Urdu RTL Direction Fixer

Fix Urdu Nastaliq direction in mixed LTR/RTL digital contexts

Insert Unicode bidi control characters around Urdu Nastaliq runs so they render right-to-left when embedded inside left-to-right HTML, using isolate, embed, or mark methods. Keyless browser tool.

Why does mixed Urdu and English text render wrong?

The Unicode bidirectional algorithm guesses direction from surrounding characters. Inside a left-to-right context, neutral characters like punctuation and digits next to an Urdu run can attach to the wrong side, scrambling the visual order. Explicit bidi controls fix this.

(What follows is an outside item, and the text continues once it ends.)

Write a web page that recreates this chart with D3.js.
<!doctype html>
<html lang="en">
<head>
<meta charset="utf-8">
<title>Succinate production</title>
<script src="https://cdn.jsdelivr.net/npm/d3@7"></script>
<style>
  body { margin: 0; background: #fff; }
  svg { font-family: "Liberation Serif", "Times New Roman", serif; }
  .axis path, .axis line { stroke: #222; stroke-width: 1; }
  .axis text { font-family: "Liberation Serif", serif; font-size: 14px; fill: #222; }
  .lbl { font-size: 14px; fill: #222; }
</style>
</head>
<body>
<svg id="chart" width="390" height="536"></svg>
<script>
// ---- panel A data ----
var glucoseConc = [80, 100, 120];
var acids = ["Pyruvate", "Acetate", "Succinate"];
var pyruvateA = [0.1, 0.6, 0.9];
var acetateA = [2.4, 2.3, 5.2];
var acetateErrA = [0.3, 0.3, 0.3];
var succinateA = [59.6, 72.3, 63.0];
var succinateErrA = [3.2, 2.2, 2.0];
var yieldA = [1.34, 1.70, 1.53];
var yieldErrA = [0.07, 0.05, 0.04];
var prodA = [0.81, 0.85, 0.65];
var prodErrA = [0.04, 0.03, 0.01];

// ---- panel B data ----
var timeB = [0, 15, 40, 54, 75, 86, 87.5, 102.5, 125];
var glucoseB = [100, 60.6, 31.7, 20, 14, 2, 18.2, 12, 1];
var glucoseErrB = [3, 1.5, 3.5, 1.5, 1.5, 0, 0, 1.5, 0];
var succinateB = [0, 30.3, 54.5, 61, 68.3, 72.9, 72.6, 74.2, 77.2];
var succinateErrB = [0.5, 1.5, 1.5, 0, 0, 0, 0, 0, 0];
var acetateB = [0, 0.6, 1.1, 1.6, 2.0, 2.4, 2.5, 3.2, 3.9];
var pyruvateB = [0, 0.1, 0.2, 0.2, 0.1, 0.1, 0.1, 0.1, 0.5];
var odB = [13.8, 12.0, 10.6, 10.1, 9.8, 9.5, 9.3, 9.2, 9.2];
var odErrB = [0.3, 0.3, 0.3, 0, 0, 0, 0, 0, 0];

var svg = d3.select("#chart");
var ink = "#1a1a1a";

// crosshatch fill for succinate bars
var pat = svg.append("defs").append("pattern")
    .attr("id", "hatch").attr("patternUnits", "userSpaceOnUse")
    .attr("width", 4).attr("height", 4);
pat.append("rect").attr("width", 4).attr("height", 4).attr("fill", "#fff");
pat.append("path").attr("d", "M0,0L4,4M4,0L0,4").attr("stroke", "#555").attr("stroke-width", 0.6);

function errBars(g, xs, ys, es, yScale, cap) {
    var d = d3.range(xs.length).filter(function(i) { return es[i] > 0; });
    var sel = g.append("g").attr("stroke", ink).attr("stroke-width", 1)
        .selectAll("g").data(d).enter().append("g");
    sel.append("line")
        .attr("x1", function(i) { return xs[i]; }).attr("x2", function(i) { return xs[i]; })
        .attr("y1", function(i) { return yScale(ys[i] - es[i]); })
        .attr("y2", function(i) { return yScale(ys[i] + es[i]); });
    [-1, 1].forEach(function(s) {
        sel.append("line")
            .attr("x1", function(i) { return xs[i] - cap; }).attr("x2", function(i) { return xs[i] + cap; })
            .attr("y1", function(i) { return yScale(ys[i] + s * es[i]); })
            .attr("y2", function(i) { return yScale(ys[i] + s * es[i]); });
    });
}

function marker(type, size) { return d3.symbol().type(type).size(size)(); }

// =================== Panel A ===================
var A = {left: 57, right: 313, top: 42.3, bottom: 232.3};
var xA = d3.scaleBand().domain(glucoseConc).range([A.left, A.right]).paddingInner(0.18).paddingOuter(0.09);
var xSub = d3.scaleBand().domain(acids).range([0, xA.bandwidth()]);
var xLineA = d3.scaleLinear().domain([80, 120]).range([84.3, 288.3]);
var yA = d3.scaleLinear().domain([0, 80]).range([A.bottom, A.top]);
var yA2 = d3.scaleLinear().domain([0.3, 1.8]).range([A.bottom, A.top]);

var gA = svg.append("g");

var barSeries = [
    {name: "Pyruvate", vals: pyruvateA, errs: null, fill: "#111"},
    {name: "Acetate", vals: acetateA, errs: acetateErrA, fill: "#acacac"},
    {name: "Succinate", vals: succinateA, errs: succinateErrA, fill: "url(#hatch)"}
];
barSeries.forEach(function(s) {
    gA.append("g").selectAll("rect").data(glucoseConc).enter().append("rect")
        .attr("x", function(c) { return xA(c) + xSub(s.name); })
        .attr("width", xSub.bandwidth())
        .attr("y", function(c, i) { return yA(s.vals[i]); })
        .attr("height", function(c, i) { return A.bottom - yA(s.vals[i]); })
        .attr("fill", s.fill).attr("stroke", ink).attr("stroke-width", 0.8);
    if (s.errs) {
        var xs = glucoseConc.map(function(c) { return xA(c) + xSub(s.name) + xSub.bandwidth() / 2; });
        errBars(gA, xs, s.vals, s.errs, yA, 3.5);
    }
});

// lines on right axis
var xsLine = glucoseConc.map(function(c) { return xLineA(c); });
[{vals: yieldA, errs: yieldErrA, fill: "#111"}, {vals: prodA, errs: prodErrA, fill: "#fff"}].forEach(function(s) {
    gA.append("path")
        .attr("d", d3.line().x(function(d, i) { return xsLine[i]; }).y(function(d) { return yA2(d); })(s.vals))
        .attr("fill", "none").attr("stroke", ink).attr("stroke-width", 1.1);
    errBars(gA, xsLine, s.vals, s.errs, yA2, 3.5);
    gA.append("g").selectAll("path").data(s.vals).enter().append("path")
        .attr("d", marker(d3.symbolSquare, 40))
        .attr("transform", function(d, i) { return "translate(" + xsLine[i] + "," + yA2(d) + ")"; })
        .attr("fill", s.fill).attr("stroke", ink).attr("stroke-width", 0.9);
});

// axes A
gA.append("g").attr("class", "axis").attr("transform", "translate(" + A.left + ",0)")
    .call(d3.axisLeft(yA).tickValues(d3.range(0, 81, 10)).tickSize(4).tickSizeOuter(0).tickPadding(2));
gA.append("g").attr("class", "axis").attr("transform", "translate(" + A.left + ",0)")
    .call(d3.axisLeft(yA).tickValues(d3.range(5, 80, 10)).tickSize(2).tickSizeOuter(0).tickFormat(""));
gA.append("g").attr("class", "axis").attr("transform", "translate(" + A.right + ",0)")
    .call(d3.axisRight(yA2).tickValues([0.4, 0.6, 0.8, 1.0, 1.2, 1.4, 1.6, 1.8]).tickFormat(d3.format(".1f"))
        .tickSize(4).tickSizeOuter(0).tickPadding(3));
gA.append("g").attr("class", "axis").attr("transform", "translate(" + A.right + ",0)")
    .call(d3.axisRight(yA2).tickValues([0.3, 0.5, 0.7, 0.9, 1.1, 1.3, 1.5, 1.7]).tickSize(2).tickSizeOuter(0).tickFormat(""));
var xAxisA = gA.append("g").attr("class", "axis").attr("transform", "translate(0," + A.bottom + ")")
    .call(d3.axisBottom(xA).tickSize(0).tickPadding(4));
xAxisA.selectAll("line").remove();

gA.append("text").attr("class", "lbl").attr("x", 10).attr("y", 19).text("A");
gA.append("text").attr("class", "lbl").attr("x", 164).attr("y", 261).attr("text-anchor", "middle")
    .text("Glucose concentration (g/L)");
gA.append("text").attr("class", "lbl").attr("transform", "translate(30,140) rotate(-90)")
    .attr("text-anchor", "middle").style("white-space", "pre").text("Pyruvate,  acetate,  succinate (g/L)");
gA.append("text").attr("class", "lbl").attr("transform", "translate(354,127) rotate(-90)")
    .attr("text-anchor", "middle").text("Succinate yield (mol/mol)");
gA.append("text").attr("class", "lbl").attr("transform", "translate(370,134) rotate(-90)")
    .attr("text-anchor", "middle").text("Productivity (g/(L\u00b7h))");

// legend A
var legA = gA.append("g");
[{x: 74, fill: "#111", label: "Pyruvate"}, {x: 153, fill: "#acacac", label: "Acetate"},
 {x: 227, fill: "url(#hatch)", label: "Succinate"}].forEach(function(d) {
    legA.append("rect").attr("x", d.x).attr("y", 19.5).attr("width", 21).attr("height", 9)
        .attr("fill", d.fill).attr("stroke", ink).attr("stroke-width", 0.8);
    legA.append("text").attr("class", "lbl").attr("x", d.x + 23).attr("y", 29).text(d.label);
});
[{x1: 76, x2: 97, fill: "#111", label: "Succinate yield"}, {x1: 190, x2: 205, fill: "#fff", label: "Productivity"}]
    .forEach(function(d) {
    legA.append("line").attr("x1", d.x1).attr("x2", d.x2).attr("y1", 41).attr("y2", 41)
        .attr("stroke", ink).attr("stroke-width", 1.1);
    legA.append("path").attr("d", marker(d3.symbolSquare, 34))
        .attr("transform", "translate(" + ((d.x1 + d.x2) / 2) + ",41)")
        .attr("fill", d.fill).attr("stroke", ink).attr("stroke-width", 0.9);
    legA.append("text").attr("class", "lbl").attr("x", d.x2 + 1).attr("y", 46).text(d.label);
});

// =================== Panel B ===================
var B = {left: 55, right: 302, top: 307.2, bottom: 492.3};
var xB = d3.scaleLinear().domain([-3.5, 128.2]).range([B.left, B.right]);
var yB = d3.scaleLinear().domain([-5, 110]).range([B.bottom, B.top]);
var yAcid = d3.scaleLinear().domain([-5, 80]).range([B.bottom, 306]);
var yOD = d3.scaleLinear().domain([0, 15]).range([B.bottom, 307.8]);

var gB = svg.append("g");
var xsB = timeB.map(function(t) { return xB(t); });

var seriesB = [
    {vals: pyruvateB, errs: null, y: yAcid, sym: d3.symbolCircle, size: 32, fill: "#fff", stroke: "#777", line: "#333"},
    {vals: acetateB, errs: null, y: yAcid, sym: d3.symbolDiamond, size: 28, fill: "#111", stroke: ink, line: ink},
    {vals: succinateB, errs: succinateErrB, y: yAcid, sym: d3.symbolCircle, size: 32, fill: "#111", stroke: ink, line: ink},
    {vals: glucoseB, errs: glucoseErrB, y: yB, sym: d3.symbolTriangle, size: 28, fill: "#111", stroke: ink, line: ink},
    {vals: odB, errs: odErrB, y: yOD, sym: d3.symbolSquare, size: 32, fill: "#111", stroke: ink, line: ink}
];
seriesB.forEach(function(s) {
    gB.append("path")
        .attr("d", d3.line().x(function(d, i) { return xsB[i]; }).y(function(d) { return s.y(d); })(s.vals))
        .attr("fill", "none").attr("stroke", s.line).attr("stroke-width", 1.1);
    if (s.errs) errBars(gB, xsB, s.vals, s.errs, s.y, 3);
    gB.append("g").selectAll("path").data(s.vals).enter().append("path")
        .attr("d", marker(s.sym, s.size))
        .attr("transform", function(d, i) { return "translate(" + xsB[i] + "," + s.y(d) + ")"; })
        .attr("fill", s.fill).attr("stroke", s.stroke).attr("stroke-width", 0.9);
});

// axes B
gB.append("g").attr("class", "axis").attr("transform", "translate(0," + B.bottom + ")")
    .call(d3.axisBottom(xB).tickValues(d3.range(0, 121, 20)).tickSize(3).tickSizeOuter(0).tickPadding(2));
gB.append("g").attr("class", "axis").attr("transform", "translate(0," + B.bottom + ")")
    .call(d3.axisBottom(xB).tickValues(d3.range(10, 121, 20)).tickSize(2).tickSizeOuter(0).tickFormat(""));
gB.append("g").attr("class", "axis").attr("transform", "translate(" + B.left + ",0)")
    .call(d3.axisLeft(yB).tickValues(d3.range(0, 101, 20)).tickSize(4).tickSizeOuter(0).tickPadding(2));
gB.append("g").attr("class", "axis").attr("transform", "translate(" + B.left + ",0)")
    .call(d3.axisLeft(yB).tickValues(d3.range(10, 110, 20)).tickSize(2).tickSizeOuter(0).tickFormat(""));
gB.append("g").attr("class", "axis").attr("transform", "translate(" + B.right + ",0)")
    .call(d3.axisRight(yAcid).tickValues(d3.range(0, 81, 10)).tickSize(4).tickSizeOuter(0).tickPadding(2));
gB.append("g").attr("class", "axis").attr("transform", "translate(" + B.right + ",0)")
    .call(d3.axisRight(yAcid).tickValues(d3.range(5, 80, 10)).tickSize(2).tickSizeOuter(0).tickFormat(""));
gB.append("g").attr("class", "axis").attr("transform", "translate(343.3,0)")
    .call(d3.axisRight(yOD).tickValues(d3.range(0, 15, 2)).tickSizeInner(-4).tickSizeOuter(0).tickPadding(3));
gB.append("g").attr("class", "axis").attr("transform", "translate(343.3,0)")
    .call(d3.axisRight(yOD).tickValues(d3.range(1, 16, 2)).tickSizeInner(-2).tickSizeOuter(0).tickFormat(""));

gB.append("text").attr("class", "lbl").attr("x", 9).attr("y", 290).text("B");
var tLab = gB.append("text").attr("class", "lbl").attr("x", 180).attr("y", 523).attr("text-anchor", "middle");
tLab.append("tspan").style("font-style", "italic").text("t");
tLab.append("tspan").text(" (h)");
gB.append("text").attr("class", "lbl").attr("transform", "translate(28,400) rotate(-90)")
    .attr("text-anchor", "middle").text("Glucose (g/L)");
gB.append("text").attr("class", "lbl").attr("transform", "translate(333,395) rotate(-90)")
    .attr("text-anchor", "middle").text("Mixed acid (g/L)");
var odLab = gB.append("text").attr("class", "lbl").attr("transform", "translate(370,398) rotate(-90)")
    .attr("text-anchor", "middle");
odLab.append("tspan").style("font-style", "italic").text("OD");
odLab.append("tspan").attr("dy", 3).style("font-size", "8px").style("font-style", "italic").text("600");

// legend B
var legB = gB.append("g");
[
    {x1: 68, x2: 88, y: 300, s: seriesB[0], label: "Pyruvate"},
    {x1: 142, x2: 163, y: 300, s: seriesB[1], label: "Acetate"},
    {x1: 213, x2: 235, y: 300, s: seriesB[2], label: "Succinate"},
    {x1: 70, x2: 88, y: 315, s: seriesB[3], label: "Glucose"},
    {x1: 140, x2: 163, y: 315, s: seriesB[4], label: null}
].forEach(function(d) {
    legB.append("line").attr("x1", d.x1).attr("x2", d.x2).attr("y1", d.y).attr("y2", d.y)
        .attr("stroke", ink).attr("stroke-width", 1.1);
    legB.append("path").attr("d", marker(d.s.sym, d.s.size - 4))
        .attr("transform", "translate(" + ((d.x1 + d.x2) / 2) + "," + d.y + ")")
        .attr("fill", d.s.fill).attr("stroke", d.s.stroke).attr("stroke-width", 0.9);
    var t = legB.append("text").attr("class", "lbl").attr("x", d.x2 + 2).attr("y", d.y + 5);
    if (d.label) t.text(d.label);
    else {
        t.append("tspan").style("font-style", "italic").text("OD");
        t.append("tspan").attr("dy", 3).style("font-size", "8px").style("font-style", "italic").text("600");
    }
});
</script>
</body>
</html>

Urdu mixed into left-to-right contexts often renders with its words or punctuation out of order. The cause is the Unicode bidirectional algorithm guessing wrong about neutral characters. This tool inserts the explicit control characters that force correct direction.

How it works

The text is scanned for maximal runs of strong right-to-left characters — the Arabic-script blocks that Urdu uses, including the presentation-forms ranges. Each such run, together with the neutral punctuation and spaces inside it, is wrapped in a bidi control pair chosen by the selected method:

isolate:  ⟨RLI⟩ run ⟨PDI⟩   (U+2067 … U+2069)  recommended
embed:    ⟨RLE⟩ run ⟨PDF⟩   (U+202B … U+202C)  legacy
mark:     ⟨RLM⟩ run ⟨RLM⟩   (U+200F)           lightweight

The controls are invisible at render time but instruct the layout engine to treat the wrapped run as right-to-left. A second box visualizes the inserted characters with bracketed labels so you can verify the result.

Example and notes

In The book کتاب is on the میز table., the two Urdu words are isolated so they display correctly without dragging the surrounding English words around. The isolate method is preferred for new content because it prevents one wrapped run from affecting the direction of text after it — a known failure mode of the older embed controls. Use the lightweight mark method only when a platform strips the heavier controls.